Guideline: "It's a database, not an encyclopedia"
Once you start thinking about the characteristics of the things in your
database -- in other words, the columns for your tables -- it can be hard
to know when and how to stop the process of coming up with more details.
And where you stop can greatly affect the design of your database.
Another way of saying this is that you should only try to keep track of the
characteristics that are important and/or relevant to your particular
application.
In other words, how you keep track of all the items in your house for a
household inventory (for insurance or whatever) is probably different than
how you might keep track of all the items you have stored in your garage
(or a rented warehouse) for some other purpose (such as for you to sell on
ebay).
Thus, in your household inventory database, it's probably not relevant to
keep information about who in your family bought the item or what size box
it was delivered in or what the weight of the item is.
Sometimes, however, it's not entirely clear if you should include a piece
of information or not. For instance, should your home inventory include
which credit card was used to purchase the item? Superficially, this would
seem to be irrelevant. But if you have some credit cards that offer
automatic extended warranties or insurance against stolen items, then the
information is probably relevant to include.
Fortunately, you don't have to be 100% correct about such things "up front"
and you generally are not "locked in" by the decisions you make in your
initial structuring of the database.
Most relational databases let you add additional columns to a table...
so adding more characteristics later isn't a big thing. (Other than adding
all the data!) And just as a point of reference, it's usually the case
that when you do add a column, the value of that column for all your
existing rows is set to NULL (meaning "unknown" in this case).
But, as we will see later, some additions could change the way you need
to structure your database. So it's best to at least consider all the
possible characteristics you can think of "up front" to see if they will
impact your design (even if you don't choose to include them).
Guideline: "Group like things together..."
Another way to think of a table is that it represents a "group" of
"similar" things... with each row containing information about one of the
things in the group.
They are "similar" in the sense that they have the same characteristics (as
represented by the different columns).
As with most "groups" in the real world, the things in a table typically
share some common characteristics but not necessarily all. We've seen
that NULL values can be used to fill in the gaps when a characteristic
doesn't apply.
So, the question is, what makes things "similar" enough that they should be
in the same table... and the answer is that it's up to you.
But, for most purposes, it's better to keep things similar than it is to
make them different. So, when you have a choice, assume things are
similar... and enhance your table definition to accommodate this if you
need to.
So, for instance, when it comes to your home inventory, you might
originally come up with a list like:
- things in the house
- things in the garage
- things in the yard
You could use a different table for each of these, but you're better off
thinking of them as:
and adding a new characteristic called "location" and using that to keep
track of whether they are in the house, the garage, or the yard.

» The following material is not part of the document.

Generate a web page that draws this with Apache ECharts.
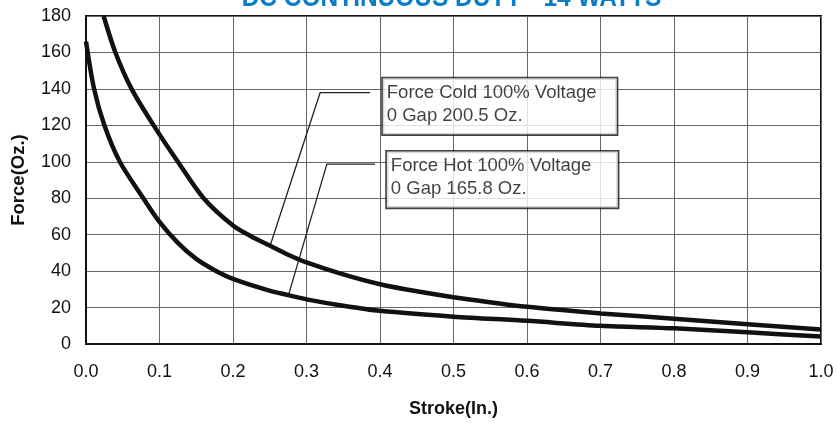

One other advantage of this is that it's much easier to expand your
database if you need to add a "new" category of things like:
- things in our vacation house
since you don't need to create a new table. Instead, you just start using
a new location value ("vacation house" in addition to "home", "garage",
"yard") in the appropriate rows of the table. Similarly, if you decide to
go in to more detail at some point in the future, you could update your
general "home" entries with more detailed location values like "den",
"living room", "guest bedroom", etc.
Guideline: "... and don't group unlike things together"
The analog of grouping like together is to keep unlike things apart.
There is, for instance, nothing to prevent you from putting all your data
in one table... even if some of the items share nothing in common. For
instance, if your database not only includes home inventory information,
but also ball game schedules, you could have a "home inventory and ball
game table" with a column that you use to distinguish between the two types
of rows... but that's not a good idea.
If the purposes for which you will use the data are radically different
or there are so few characteristics in common between the different uses
(so that you will end up with lots and lots of NULL values in the table
because they don't apply), then it's best to separate the "unlike" things
into two (or more) groups and thus two or more tables.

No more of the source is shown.